TASK GOAL: Copy out the data exactly, leaving the pictures behind.

------

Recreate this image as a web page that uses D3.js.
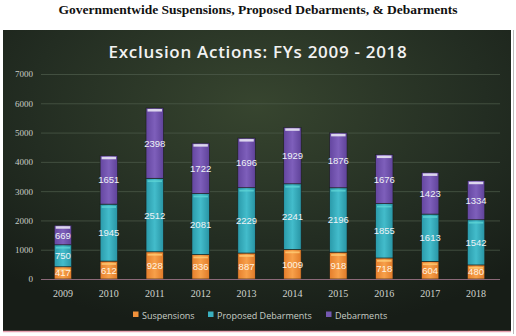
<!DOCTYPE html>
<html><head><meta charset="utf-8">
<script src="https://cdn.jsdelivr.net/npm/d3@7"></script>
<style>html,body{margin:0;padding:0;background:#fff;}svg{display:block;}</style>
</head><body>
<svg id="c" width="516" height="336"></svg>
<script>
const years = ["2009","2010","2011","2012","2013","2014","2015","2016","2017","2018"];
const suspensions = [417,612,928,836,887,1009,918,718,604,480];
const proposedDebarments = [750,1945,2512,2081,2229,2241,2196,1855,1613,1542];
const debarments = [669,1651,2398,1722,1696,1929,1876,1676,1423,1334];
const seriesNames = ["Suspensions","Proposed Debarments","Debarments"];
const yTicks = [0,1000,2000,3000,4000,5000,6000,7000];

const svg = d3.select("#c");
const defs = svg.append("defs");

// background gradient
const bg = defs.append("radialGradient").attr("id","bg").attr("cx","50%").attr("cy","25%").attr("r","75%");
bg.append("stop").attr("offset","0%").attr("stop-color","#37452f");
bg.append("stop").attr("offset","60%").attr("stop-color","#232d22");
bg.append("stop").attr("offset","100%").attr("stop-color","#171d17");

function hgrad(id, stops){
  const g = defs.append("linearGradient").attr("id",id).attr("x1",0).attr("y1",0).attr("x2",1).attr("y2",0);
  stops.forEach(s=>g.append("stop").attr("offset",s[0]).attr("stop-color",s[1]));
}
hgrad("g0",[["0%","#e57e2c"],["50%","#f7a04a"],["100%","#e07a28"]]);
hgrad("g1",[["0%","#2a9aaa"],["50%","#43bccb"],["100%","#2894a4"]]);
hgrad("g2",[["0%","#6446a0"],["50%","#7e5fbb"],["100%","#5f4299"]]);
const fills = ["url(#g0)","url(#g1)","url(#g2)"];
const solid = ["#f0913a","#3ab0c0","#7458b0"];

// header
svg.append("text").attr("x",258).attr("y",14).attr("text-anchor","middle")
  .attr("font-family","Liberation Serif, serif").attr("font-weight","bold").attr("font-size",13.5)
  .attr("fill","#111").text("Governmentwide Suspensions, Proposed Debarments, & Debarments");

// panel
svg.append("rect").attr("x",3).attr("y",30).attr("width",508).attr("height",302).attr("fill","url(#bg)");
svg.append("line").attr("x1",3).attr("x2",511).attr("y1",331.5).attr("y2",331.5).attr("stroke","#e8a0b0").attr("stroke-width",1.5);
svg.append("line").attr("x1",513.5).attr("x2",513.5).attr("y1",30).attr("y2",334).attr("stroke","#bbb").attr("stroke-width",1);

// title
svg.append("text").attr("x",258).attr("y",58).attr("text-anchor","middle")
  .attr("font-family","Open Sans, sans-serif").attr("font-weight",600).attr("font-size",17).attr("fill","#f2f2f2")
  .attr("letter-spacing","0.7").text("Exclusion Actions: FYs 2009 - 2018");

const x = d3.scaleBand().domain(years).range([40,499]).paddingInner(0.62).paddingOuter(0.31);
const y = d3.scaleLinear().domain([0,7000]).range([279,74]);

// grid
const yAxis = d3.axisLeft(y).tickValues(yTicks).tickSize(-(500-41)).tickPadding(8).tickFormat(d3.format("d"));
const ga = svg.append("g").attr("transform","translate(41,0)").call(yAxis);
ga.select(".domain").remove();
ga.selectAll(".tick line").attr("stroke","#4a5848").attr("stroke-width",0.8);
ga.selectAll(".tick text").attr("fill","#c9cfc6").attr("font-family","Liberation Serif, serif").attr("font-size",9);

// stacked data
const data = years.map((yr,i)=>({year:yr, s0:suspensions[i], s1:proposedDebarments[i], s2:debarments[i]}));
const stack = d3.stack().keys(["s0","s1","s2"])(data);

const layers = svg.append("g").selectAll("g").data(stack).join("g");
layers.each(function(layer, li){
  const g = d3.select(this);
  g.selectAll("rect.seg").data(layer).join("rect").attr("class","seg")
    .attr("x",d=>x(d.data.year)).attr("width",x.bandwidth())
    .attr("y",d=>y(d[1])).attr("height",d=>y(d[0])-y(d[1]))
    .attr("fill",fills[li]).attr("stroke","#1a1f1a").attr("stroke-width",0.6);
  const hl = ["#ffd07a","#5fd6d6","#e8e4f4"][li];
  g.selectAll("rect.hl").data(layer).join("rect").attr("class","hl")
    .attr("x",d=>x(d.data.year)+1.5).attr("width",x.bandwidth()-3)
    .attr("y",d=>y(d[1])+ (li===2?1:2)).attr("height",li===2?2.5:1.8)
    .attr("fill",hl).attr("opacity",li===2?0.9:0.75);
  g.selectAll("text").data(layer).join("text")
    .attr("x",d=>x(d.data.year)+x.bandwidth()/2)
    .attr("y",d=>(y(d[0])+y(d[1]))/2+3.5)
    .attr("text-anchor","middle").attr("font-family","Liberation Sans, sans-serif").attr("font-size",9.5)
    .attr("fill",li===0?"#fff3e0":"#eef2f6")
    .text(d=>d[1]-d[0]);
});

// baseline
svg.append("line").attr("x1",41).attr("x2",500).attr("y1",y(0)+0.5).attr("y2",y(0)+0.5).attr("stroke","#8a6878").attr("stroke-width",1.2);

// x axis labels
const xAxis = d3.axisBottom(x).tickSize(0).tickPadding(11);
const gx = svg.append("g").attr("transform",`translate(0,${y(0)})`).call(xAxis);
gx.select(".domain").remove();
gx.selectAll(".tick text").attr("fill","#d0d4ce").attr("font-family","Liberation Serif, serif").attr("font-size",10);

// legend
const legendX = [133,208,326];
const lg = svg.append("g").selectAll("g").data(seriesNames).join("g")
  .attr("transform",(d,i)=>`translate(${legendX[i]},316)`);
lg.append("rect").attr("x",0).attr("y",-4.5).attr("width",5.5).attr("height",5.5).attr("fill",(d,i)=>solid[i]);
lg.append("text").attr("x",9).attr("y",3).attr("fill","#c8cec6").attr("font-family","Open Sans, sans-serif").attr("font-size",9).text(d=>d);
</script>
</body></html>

------

SOLUTION TO THE EXERCISE:
Recreate this image as a web page that uses D3.js.
<!DOCTYPE html>
<html><head><meta charset="utf-8">
<script src="https://cdn.jsdelivr.net/npm/d3@7"></script>
<style>html,body{margin:0;padding:0;background:#fff;}svg{display:block;}</style>
</head><body>
<svg id="c" width="516" height="336"></svg>
<script>
const years = ["2009","2010","2011","2012","2013","2014","2015","2016","2017","2018"];
const suspensions = [417,612,928,836,887,1009,918,718,604,480];
const proposedDebarments = [750,1945,2512,2081,2229,2241,2196,1855,1613,1542];
const debarments = [669,1651,2398,1722,1696,1929,1876,1676,1423,1334];
const seriesNames = ["Suspensions","Proposed Debarments","Debarments"];
const yTicks = [0,1000,2000,3000,4000,5000,6000,7000];

const svg = d3.select("#c");
const defs = svg.append("defs");

// background gradient
const bg = defs.append("radialGradient").attr("id","bg").attr("cx","50%").attr("cy","25%").attr("r","75%");
bg.append("stop").attr("offset","0%").attr("stop-color","#37452f");
bg.append("stop").attr("offset","60%").attr("stop-color","#232d22");
bg.append("stop").attr("offset","100%").attr("stop-color","#171d17");

function hgrad(id, stops){
  const g = defs.append("linearGradient").attr("id",id).attr("x1",0).attr("y1",0).attr("x2",1).attr("y2",0);
  stops.forEach(s=>g.append("stop").attr("offset",s[0]).attr("stop-color",s[1]));
}
hgrad("g0",[["0%","#e57e2c"],["50%","#f7a04a"],["100%","#e07a28"]]);
hgrad("g1",[["0%","#2a9aaa"],["50%","#43bccb"],["100%","#2894a4"]]);
hgrad("g2",[["0%","#6446a0"],["50%","#7e5fbb"],["100%","#5f4299"]]);
const fills = ["url(#g0)","url(#g1)","url(#g2)"];
const solid = ["#f0913a","#3ab0c0","#7458b0"];

// header
svg.append("text").attr("x",258).attr("y",14).attr("text-anchor","middle")
  .attr("font-family","Liberation Serif, serif").attr("font-weight","bold").attr("font-size",13.5)
  .attr("fill","#111").text("Governmentwide Suspensions, Proposed Debarments, & Debarments");

// panel
svg.append("rect").attr("x",3).attr("y",30).attr("width",508).attr("height",302).attr("fill","url(#bg)");
svg.append("line").attr("x1",3).attr("x2",511).attr("y1",331.5).attr("y2",331.5).attr("stroke","#e8a0b0").attr("stroke-width",1.5);
svg.append("line").attr("x1",513.5).attr("x2",513.5).attr("y1",30).attr("y2",334).attr("stroke","#bbb").attr("stroke-width",1);

// title
svg.append("text").attr("x",258).attr("y",58).attr("text-anchor","middle")
  .attr("font-family","Open Sans, sans-serif").attr("font-weight",600).attr("font-size",17).attr("fill","#f2f2f2")
  .attr("letter-spacing","0.7").text("Exclusion Actions: FYs 2009 - 2018");

const x = d3.scaleBand().domain(years).range([40,499]).paddingInner(0.62).paddingOuter(0.31);
const y = d3.scaleLinear().domain([0,7000]).range([279,74]);

// grid
const yAxis = d3.axisLeft(y).tickValues(yTicks).tickSize(-(500-41)).tickPadding(8).tickFormat(d3.format("d"));
const ga = svg.append("g").attr("transform","translate(41,0)").call(yAxis);
ga.select(".domain").remove();
ga.selectAll(".tick line").attr("stroke","#4a5848").attr("stroke-width",0.8);
ga.selectAll(".tick text").attr("fill","#c9cfc6").attr("font-family","Liberation Serif, serif").attr("font-size",9);

// stacked data
const data = years.map((yr,i)=>({year:yr, s0:suspensions[i], s1:proposedDebarments[i], s2:debarments[i]}));
const stack = d3.stack().keys(["s0","s1","s2"])(data);

const layers = svg.append("g").selectAll("g").data(stack).join("g");
layers.each(function(layer, li){
  const g = d3.select(this);
  g.selectAll("rect.seg").data(layer).join("rect").attr("class","seg")
    .attr("x",d=>x(d.data.year)).attr("width",x.bandwidth())
    .attr("y",d=>y(d[1])).attr("height",d=>y(d[0])-y(d[1]))
    .attr("fill",fills[li]).attr("stroke","#1a1f1a").attr("stroke-width",0.6);
  const hl = ["#ffd07a","#5fd6d6","#e8e4f4"][li];
  g.selectAll("rect.hl").data(layer).join("rect").attr("class","hl")
    .attr("x",d=>x(d.data.year)+1.5).attr("width",x.bandwidth()-3)
    .attr("y",d=>y(d[1])+ (li===2?1:2)).attr("height",li===2?2.5:1.8)
    .attr("fill",hl).attr("opacity",li===2?0.9:0.75);
  g.selectAll("text").data(layer).join("text")
    .attr("x",d=>x(d.data.year)+x.bandwidth()/2)
    .attr("y",d=>(y(d[0])+y(d[1]))/2+3.5)
    .attr("text-anchor","middle").attr("font-family","Liberation Sans, sans-serif").attr("font-size",9.5)
    .attr("fill",li===0?"#fff3e0":"#eef2f6")
    .text(d=>d[1]-d[0]);
});

// baseline
svg.append("line").attr("x1",41).attr("x2",500).attr("y1",y(0)+0.5).attr("y2",y(0)+0.5).attr("stroke","#8a6878").attr("stroke-width",1.2);

// x axis labels
const xAxis = d3.axisBottom(x).tickSize(0).tickPadding(11);
const gx = svg.append("g").attr("transform",`translate(0,${y(0)})`).call(xAxis);
gx.select(".domain").remove();
gx.selectAll(".tick text").attr("fill","#d0d4ce").attr("font-family","Liberation Serif, serif").attr("font-size",10);

// legend
const legendX = [133,208,326];
const lg = svg.append("g").selectAll("g").data(seriesNames).join("g")
  .attr("transform",(d,i)=>`translate(${legendX[i]},316)`);
lg.append("rect").attr("x",0).attr("y",-4.5).attr("width",5.5).attr("height",5.5).attr("fill",(d,i)=>solid[i]);
lg.append("text").attr("x",9).attr("y",3).attr("fill","#c8cec6").attr("font-family","Open Sans, sans-serif").attr("font-size",9).text(d=>d);
</script>
</body></html>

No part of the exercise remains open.